Minimum payments may seem convenient to manage debt, but they often do more harm than good. Credit card companies design minimum payments to keep borrowers in debt for as long as possible, maximizing the interest paid over time.
While making the minimum payment can help you avoid late fees and negative marks on your credit report, it’s not a strategy that will lead to financial freedom. Understanding the impact of minimum payments can help you take control of your debt and make more informed borrowing decisions.
One of the biggest issues with minimum payments is that they barely make a dent in your actual debt. Credit card companies calculate minimum payments as a small percentage of your total balance, often around 2% to 3%.
However, most of this payment goes toward interest, with only a small fraction reducing your principal balance. Even if you make every payment on time, your debt can linger for years, costing you far more than the original amount borrowed.
When you only pay the minimum amount due, interest accumulates on the remaining balance, making it harder to pay off the debt. For example, if you have a credit card balance of $5,000 with an interest rate of 20% and make only the minimum payments, it could take you more than 20 years to pay the full amount.

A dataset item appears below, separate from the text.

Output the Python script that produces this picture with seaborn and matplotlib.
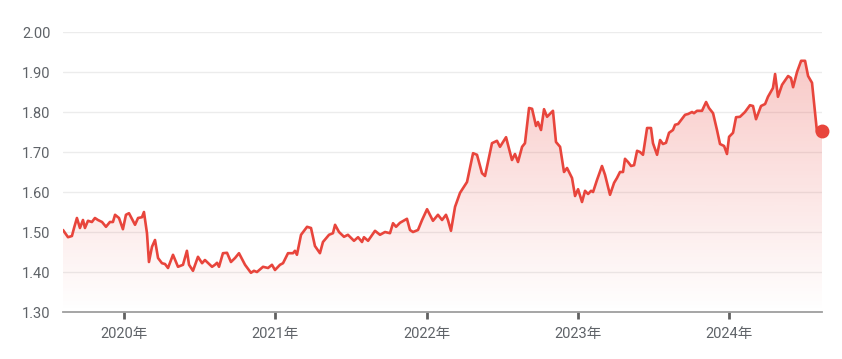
import numpy as np
import pandas as pd
import matplotlib
matplotlib.use("Agg")
import matplotlib.pyplot as plt
import seaborn as sns
from matplotlib.colors import LinearSegmentedColormap

# ---- data (decimal year, value) ----
years = [
    2019.597, 2019.630, 2019.656, 2019.670, 2019.689, 2019.709, 2019.729, 2019.742, 2019.762, 2019.788,
    2019.808, 2019.828, 2019.855, 2019.881, 2019.907, 2019.927, 2019.941, 2019.967, 2019.993, 2020.013,
    2020.033, 2020.073, 2020.093, 2020.119, 2020.132, 2020.152, 2020.165, 2020.185, 2020.205, 2020.225,
    2020.251, 2020.271, 2020.291, 2020.324, 2020.357, 2020.390, 2020.416, 2020.430, 2020.456, 2020.489,
    2020.516, 2020.535, 2020.582, 2020.601, 2020.615, 2020.628, 2020.654, 2020.681, 2020.707, 2020.734,
    2020.760, 2020.800, 2020.839, 2020.859, 2020.879, 2020.919, 2020.952, 2020.978, 2020.998, 2021.031,
    2021.051, 2021.084, 2021.117, 2021.130, 2021.143, 2021.170, 2021.210, 2021.236, 2021.262, 2021.295,
    2021.315, 2021.355, 2021.381, 2021.395, 2021.421, 2021.454, 2021.480, 2021.520, 2021.547, 2021.573,
    2021.586, 2021.613, 2021.659, 2021.692, 2021.725, 2021.758, 2021.778, 2021.798, 2021.824, 2021.870,
    2021.890, 2021.910, 2021.943, 2021.970, 2022.003, 2022.042, 2022.075, 2022.102, 2022.128, 2022.141,
    2022.161, 2022.188, 2022.221, 2022.267, 2022.307, 2022.333, 2022.366, 2022.386, 2022.432, 2022.465,
    2022.485, 2022.525, 2022.564, 2022.584, 2022.604, 2022.631, 2022.650, 2022.677, 2022.697, 2022.723,
    2022.736, 2022.756, 2022.776, 2022.796, 2022.835, 2022.855, 2022.882, 2022.908, 2022.928, 2022.961,
    2022.981, 2023.001, 2023.027, 2023.047, 2023.067, 2023.087, 2023.100, 2023.126, 2023.159, 2023.179,
    2023.212, 2023.239, 2023.258, 2023.278, 2023.298, 2023.311, 2023.331, 2023.351, 2023.371, 2023.391,
    2023.410, 2023.430, 2023.457, 2023.483, 2023.496, 2023.523, 2023.543, 2023.562, 2023.582, 2023.602,
    2023.628, 2023.642, 2023.662, 2023.688, 2023.708, 2023.728, 2023.754, 2023.767, 2023.787, 2023.820,
    2023.847, 2023.866, 2023.893, 2023.919, 2023.939, 2023.966, 2023.985, 2023.999, 2024.025, 2024.045,
    2024.071, 2024.104, 2024.137, 2024.157, 2024.177, 2024.210, 2024.237, 2024.256, 2024.289, 2024.303,
    2024.322, 2024.349, 2024.389, 2024.408, 2024.422, 2024.448, 2024.475, 2024.501, 2024.521, 2024.547,
    2024.580, 2024.613,
]
values = [
    1.505, 1.487, 1.490, 1.510, 1.535, 1.510, 1.530, 1.510, 1.528, 1.525,
    1.535, 1.530, 1.525, 1.513, 1.525, 1.525, 1.543, 1.535, 1.507, 1.543,
    1.547, 1.518, 1.535, 1.537, 1.550, 1.497, 1.425, 1.463, 1.480, 1.435,
    1.422, 1.420, 1.410, 1.443, 1.413, 1.418, 1.453, 1.418, 1.403, 1.438,
    1.422, 1.430, 1.413, 1.418, 1.423, 1.413, 1.447, 1.448, 1.425, 1.435,
    1.447, 1.418, 1.398, 1.403, 1.400, 1.413, 1.410, 1.418, 1.405, 1.418,
    1.422, 1.447, 1.447, 1.453, 1.443, 1.493, 1.513, 1.510, 1.465, 1.447,
    1.475, 1.493, 1.497, 1.518, 1.500, 1.488, 1.493, 1.478, 1.487, 1.475,
    1.487, 1.478, 1.503, 1.493, 1.500, 1.497, 1.522, 1.513, 1.523, 1.533,
    1.505, 1.500, 1.505, 1.530, 1.557, 1.528, 1.543, 1.530, 1.543, 1.530,
    1.503, 1.563, 1.598, 1.625, 1.697, 1.693, 1.647, 1.640, 1.722, 1.728,
    1.713, 1.737, 1.680, 1.695, 1.675, 1.713, 1.722, 1.810, 1.808, 1.765,
    1.775, 1.755, 1.807, 1.788, 1.803, 1.725, 1.713, 1.650, 1.660, 1.635,
    1.590, 1.607, 1.575, 1.603, 1.595, 1.603, 1.600, 1.630, 1.665, 1.643,
    1.593, 1.623, 1.635, 1.650, 1.650, 1.683, 1.675, 1.665, 1.667, 1.703,
    1.700, 1.693, 1.760, 1.760, 1.722, 1.693, 1.730, 1.720, 1.723, 1.748,
    1.755, 1.768, 1.770, 1.783, 1.793, 1.795, 1.800, 1.797, 1.803, 1.803,
    1.825, 1.810, 1.797, 1.755, 1.720, 1.715, 1.695, 1.738, 1.748, 1.787,
    1.788, 1.800, 1.817, 1.815, 1.782, 1.815, 1.820, 1.838, 1.860, 1.895,
    1.838, 1.868, 1.890, 1.885, 1.862, 1.900, 1.928, 1.928, 1.890, 1.873,
    1.750, 1.752,
]
tick_years = [2020, 2021, 2022, 2023, 2024]
tick_labels = ["2020年", "2021年", "2022年", "2023年", "2024年"]
y_ticks = [1.30, 1.40, 1.50, 1.60, 1.70, 1.80, 1.90, 2.00]

df = pd.DataFrame({"year": years, "value": values})

sns.set_theme(style="white")
plt.rcParams["font.family"] = ["Roboto", "Noto Sans CJK SC", "DejaVu Sans"]

LINE = "#e8453c"
TEXT = "#5f6368"

fig = plt.figure(figsize=(8.42, 3.59), dpi=100)
ax = fig.add_axes([63 / 842, 1 - 312 / 359, (822 - 63) / 842, (312 - 32) / 359])

x0, x1 = min(years), max(years)
ymin, ymax = 1.30, 2.00

# gradient fill under the line
poly = ax.fill_between(df["year"], df["value"], ymin, color="none", lw=0)
cmap = LinearSegmentedColormap.from_list(
    "g", [(0.91, 0.27, 0.24, 0.0), (0.91, 0.27, 0.24, 0.32)])
grad = np.linspace(0, 1, 256).reshape(-1, 1)
im = ax.imshow(grad, cmap=cmap, origin="lower", aspect="auto",
               extent=[x0, x1, ymin, ymax], zorder=1, interpolation="bilinear")
path = poly.get_paths()[0]
im.set_clip_path(path, transform=ax.transData)

sns.lineplot(data=df, x="year", y="value", ax=ax, color=LINE, lw=1.9, zorder=3,
             solid_joinstyle="round", solid_capstyle="round")
ax.plot([years[-1]], [values[-1]], "o", color=LINE, ms=9, zorder=4, clip_on=False)

ax.set_xlim(x0, x1)
ax.set_ylim(ymin, ymax)
ax.set_yticks(y_ticks)
ax.set_yticklabels([f"{v:.2f}" for v in y_ticks])
ax.set_xticks(tick_years)
ax.set_xticklabels(tick_labels)
ax.set_xlabel("")
ax.set_ylabel("")

ax.grid(axis="y", color="#ececec", lw=1.0, zorder=0)
ax.set_axisbelow(True)
for s in ["top", "right", "left"]:
    ax.spines[s].set_visible(False)
ax.spines["bottom"].set_color("#9e9e9e")
ax.spines["bottom"].set_linewidth(1.3)
ax.spines["bottom"].set_zorder(5)

ax.tick_params(axis="y", length=0, pad=9, labelsize=10.5, labelcolor=TEXT)
ax.tick_params(axis="x", direction="out", length=5, width=2, color="#616161",
               pad=6, labelsize=10.5, labelcolor=TEXT, bottom=True)

fig.savefig("out.png", dpi=100, facecolor="white")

Over that time, you might end up paying thousands of dollars in interest, often exceeding the original debt. This prolonged repayment period keeps borrowers trapped in a cycle of debt, making it difficult to achieve financial stability.
Relying on minimum payments can also negatively affect your credit score. One major factor in credit scoring is your credit utilization ratio, which measures how much of your available credit you’re using. If you only make minimum payments, your balance remains high, keeping your utilization ratio elevated. This can lower your credit score, making qualifying for lower interest rates on future loans or credit cards harder.
A lower credit score can also impact other aspects of your financial life, such as securing a mortgage or getting approved for rental housing.
If you find yourself in a situation where you need additional funds to cover emergency expenses, it’s crucial to choose a reputable financial institution. For instance, CreditFresh provides a transparent borrowing process with clear repayment structures. This is especially important if you’re trying to break free from the cycle of debt. It will also enable you to create a payment plan for yourself ahead of time to avoid making only minimum payments.
Choosing a trustworthy institution ensures you won’t be trapped by hidden costs, making it easier to manage your financial obligations responsibly.
The best way to escape the trap of minimum payments is to pay more than the minimum whenever possible. Even a small increase in your monthly payments can significantly reduce the amount of interest you pay and shorten your repayment period.
Consider creating a budget that prioritizes debt repayment, cutting unnecessary expenses, or consolidating high-interest debt into a lower-rate loan. Taking proactive steps can reduce your reliance on credit and achieve true financial freedom.
While making minimum payments might seem like a manageable strategy, it ultimately keeps you in debt longer and costs you more in the long run. Understanding how minimum payments work and seeking out reputable financial institutions when borrowing money can help you take control of your financial future.